Ratings in the European insurance and reinsurance market will be more stable during 2004 than in the previous two years, said Standard & Poor’s (S&P) rating service in a new report.
However, the outlook for several business sectors remains negative, indicating that rating actions will continue in a downward trend, it said.
The report, based on the top 20 insurance and reinsurance groups for investors and broker interests in Europe, said that stronger performances in 2003 have seen the pace of rating actions across the market slow since last November.

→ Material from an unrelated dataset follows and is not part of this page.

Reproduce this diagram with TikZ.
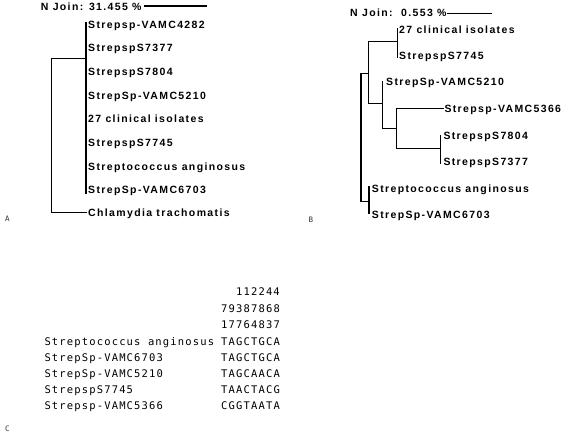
\documentclass[tikz,border=0pt]{standalone}
\usepackage{fontspec}
\newfontfamily\treefont[LetterSpace=13]{Liberation Sans}
\newfontfamily\seqfont[LetterSpace=11]{DejaVu Sans Mono}
\newfontfamily\panelfont{DejaVu Sans Mono}
\begin{document}
\begin{tikzpicture}[x=1pt,y=-1pt,
  tl/.style={anchor=base west,inner sep=0pt,font=\treefont\bfseries\fontsize{10.5}{12}\selectfont},
  sq/.style={anchor=base west,inner sep=0pt,text=black,font=\seqfont\fontsize{10.5}{12}\selectfont},
  pl/.style={anchor=base west,inner sep=0pt,text=black!80,font=\panelfont\fontsize{7.5}{9}\selectfont},
  br/.style={line width=1.2pt,line cap=rect},
  sb/.style={line width=1.4pt}]
\useasboundingbox (0,0) rectangle (565,435);
\fill[white] (0,0) rectangle (565,435);

% ---------------- Panel A ----------------
\node[tl] (at) at (40.7,10.7) {N Join: 31.455 \%};
\coordinate (as1) at (143.5,6);
\coordinate (as2) at (207.3,6);
\draw[sb] (as1) -- (as2);

\node[tl] (a1) at (88,28.3) {Strepsp-VAMC4282};
\node[tl] (a2) at (88,52) {StrepspS7377};
\node[tl] (a3) at (88,75.7) {StrepspS7804};
\node[tl] (a4) at (88,99.3) {StrepSp-VAMC5210};
\node[tl] (a5) at (88,123) {27 clinical isolates};
\node[tl] (a6) at (88,146.6) {StrepspS7745};
\node[tl] (a7) at (88,170.2) {Streptococcus anginosus};
\node[tl] (a8) at (88,193.9) {StrepSp-VAMC6703};
\node[tl] (a9) at (88,216.3) {Chlamydia trachomatis};

\coordinate (aT) at (86,23);
\coordinate (aB) at (86,193);
\coordinate (aM) at (86,58.3);
\coordinate (aR) at (51.7,58.3);
\coordinate (aC) at (86,212.3);
\draw[br] (aT) -- (aB);
\draw[br] ([xshift=-0.7pt]aT) -- ++(0,69);
\draw[br] (aM) -- (aR) |- (aC);

\node[pl] (pa) at (5,221.7) {A};

% ---------------- Panel B ----------------
\node[tl] (bt) at (350,17) {N Join:\ \ 0.553 \%};
\coordinate (bs1) at (446.7,13.3);
\coordinate (bs2) at (492.3,13.3);
\draw[sb] (bs1) -- (bs2);

\node[tl] (b1) at (399,33.3) {27 clinical isolates};
\node[tl] (b2) at (399,60) {StrepspS7745};
\node[tl] (b3) at (386,86) {StrepSp-VAMC5210};
\node[tl] (b4) at (444.3,112.7) {Strepsp-VAMC5366};
\node[tl] (b5) at (443.3,139.3) {StrepspS7804};
\node[tl] (b6) at (443.3,165.7) {StrepspS7377};
\node[tl] (b7) at (371.7,192.3) {Streptococcus anginosus};
\node[tl] (b8) at (371.7,218.3) {StrepSp-VAMC6703};

% clade (27 clinical isolates, S7745)
\coordinate (v1t) at (397.3,28.3);
\coordinate (v1b) at (397.3,57.3);
\coordinate (n1) at (397.3,41.7);
% inner ingroup node
\coordinate (n2) at (368.3,41.7);
\coordinate (n2b) at (368.3,103.3);
% clade 5210 + rest
\coordinate (n3) at (382.3,103.3);
\coordinate (v3t) at (382.3,81.7);
\coordinate (v3b) at (382.3,128.3);
% clade 5366 + (7804, 7377)
\coordinate (n4) at (396.7,128.3);
\coordinate (v4t) at (396.7,108.3);
\coordinate (v4b) at (396.7,148.3);
\coordinate (l5366) at (443.3,108.3);
\coordinate (n5) at (440.7,148.3);
\coordinate (v5t) at (440.7,135.7);
\coordinate (v5b) at (440.7,163.3);
% root
\coordinate (rt) at (361,73.3);
\coordinate (rb) at (361,201.7);
\coordinate (n6) at (369,201.7);
\coordinate (v6t) at (369,186.7);
\coordinate (v6b) at (369,213.3);

\draw[br] (v1t) -- (v1b);
\draw[br] (n1) -- (n2) -- (n2b) -- (n3);
\draw[br] (v3t) -- (v3b);
\draw[br] (v3b) -- (n4);
\draw[br] (v4t) -- (v4b);
\draw[br] (v4t) -- (l5366);
\draw[br] (v4b) -- (n5);
\draw[br] (v5t) -- (v5b);
\draw[br] (rt -| n2) -- (rt) -- (rb) -- (n6);
\draw[br] (v6t) -- (v6b);

\node[pl] (pb) at (308.3,223) {B};

% ---------------- Panel C ----------------
\node[sq] (h1) at (235.9,296) {112244};
\node[sq] (h2) at (221,312.5) {79387868};
\node[sq] (h3) at (221,329) {17764837};

\node[sq] (c1) at (44.3,345.5) {Streptococcus anginosus};
\node[sq] (c2) at (44.3,361.5) {StrepSp-VAMC6703};
\node[sq] (c3) at (44.3,377.5) {StrepSp-VAMC5210};
\node[sq] (c4) at (44.3,393.5) {StrepspS7745};
\node[sq] (c5) at (44.3,409.5) {Strepsp-VAMC5366};

\node[sq] (s1) at (221,345.5) {TAGCTGCA};
\node[sq] (s2) at (221,361.5) {TAGCTGCA};
\node[sq] (s3) at (221,377.5) {TAGCAACA};
\node[sq] (s4) at (221,393.5) {TAACTACG};
\node[sq] (s5) at (221,409.5) {CGGTAATA};

\node[pl] (pc) at (5,431.7) {C};
\end{tikzpicture}
\end{document}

“A similar, aggregate underwriting performance to that of 2003 is expected for 2004 and the negative impact of investment markets and weak underwriting prior to 2001 is now factored into current ratings,” said S&P credit analyst Hans Wright.
“Consequently, the slower pace of rating actions that has emerged since November 2003 is likely to continue throughout 2004.”

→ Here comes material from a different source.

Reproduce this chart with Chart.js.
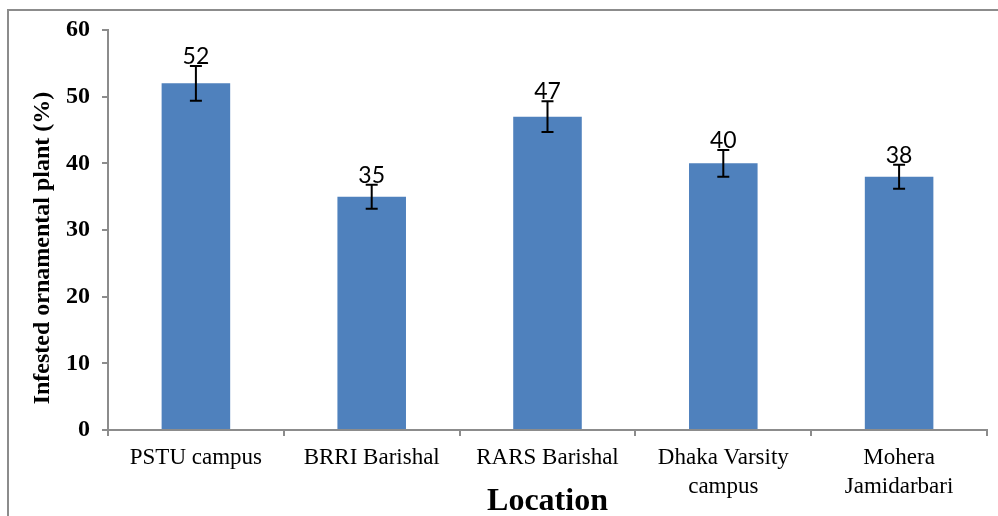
<!DOCTYPE html>
<html>
<head>
<meta charset="utf-8">
<script src="https://cdn.jsdelivr.net/npm/chart.js@4/dist/chart.umd.min.js"></script>
<style>
  html, body { margin: 0; padding: 0; background: #fff; overflow: hidden; }
  #wrap { position: relative; width: 998px; height: 516px; }
  #frame { position: absolute; left: 7px; top: 9px; width: 1010px; height: 530px; border: 2px solid #8c8c8c; box-sizing: border-box; }
  canvas { position: absolute; left: 0; top: 0; }
</style>
</head>
<body>
<div id="wrap">
  <div id="frame"></div>
  <canvas id="myChart" width="998" height="516"></canvas>
</div>
<script>
// dados
const locais = ['PSTU campus', 'BRRI Barishal', 'RARS Barishal', ['Dhaka Varsity', 'campus'], ['Mohera', 'Jamidarbari']];
const infestacao = [52, 35, 47, 40, 38];
const erros = [2.6, 1.8, 2.3, 2.0, 1.8];
const yTicks = [0, 10, 20, 30, 40, 50, 60];
const tituloY = 'Infested ornamental plant (%)';

// barras de erro + rótulos de valor + título do eixo y
const errorBars = {
    id: 'errorBars',
    afterDatasetsDraw(chart) {
        const ctx = chart.ctx;
        const y = chart.scales.y;
        const meta = chart.getDatasetMeta(0);
        ctx.save();
        ctx.strokeStyle = '#000';
        ctx.lineWidth = 2;
        meta.data.forEach((bar, i) => {
            const x = bar.x;
            const top = y.getPixelForValue(infestacao[i] + erros[i]);
            const bot = y.getPixelForValue(infestacao[i] - erros[i]);
            ctx.beginPath();
            ctx.moveTo(x, top); ctx.lineTo(x, bot);
            ctx.moveTo(x - 6, top); ctx.lineTo(x + 6, top);
            ctx.moveTo(x - 6, bot); ctx.lineTo(x + 6, bot);
            ctx.stroke();
            ctx.fillStyle = '#000';
            ctx.font = '23px Lato';
            ctx.textAlign = 'center';
            ctx.textBaseline = 'alphabetic';
            ctx.fillText(String(infestacao[i]), x, top - 2);
        });
        // título do eixo y (um pouco abaixo do centro, como no original)
        ctx.translate(43, 248);
        ctx.rotate(-Math.PI / 2);
        ctx.font = 'bold 24px "Liberation Serif"';
        ctx.textBaseline = 'middle';
        ctx.fillText(tituloY, 0, 0);
        ctx.restore();
    }
};

const ctx1 = document.getElementById('myChart');
new Chart(ctx1, {
    type: 'bar',
    data: {
        labels: locais,
        datasets: [{
            data: infestacao,
            backgroundColor: '#4F81BD',
            borderWidth: 0,
            barPercentage: 0.39,
            categoryPercentage: 1
        }]
    },
    options: {
        responsive: false,
        animation: false,
        layout: { padding: { left: 0, right: 11, top: 30, bottom: 0 } },
        plugins: { legend: { display: false }, tooltip: { enabled: false } },
        scales: {
            y: {
                min: 0, max: 60,
                afterBuildTicks: (s) => { s.ticks = yTicks.map(v => ({ value: v })); },
                afterFit: (s) => { s.width = 108; },
                border: { color: '#8c8c8c', width: 2 },
                grid: { drawOnChartArea: false, drawTicks: true, tickLength: 6, color: '#8c8c8c', lineWidth: 2 },
                ticks: { color: '#000', padding: 12, font: { family: 'Liberation Serif', size: 24, weight: 'bold' } }
            },
            x: {
                afterFit: (s) => { s.height = 86; },
                border: { color: '#8c8c8c', width: 2 },
                grid: { offset: true, drawOnChartArea: false, drawTicks: true, tickLength: 6, color: '#8c8c8c', lineWidth: 2 },
                ticks: { color: '#000', padding: 8, maxRotation: 0, autoSkip: false, font: { family: 'Liberation Serif', size: 23, lineHeight: 1.25 } },
                title: {
                    display: true,
                    text: 'Location',
                    color: '#000',
                    padding: { top: 0, bottom: -5 },
                    font: { family: 'Liberation Serif', size: 32, weight: 'bold' }
                }
            }
        }
    },
    plugins: [errorBars]
});
</script>
</body>
</html>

Despite general improvements in the industry’s aggregate operating result, reported profits have varied widely, with negative pressures remaining prevalent in certain sectors of both the life and general insurance markets, said the rating service.
The company predicted that the next three years would see new challenges for insurers, thanks to changes in accounting and regulations.
“Initiatives including the International Financial Reporting Standards, Solvency II, and Basel II, among others, will undoubtedly result in increased costs for insurers as new reporting systems and modelling capabilities are developed and implemented, affecting product pricing and product structures,” said Wright.
Ratings are also being pressured by an increase in restructuring operations, said S&P. “Most insurance groups across Europe are now either radically restructuring their operations or moving to reduce their costs in line with reduced revenues.
“Due to the execution risks associated with the delivery of such plans, Standard & Poor's has decided to retain many of its negative market outlooks,” concluded Wright.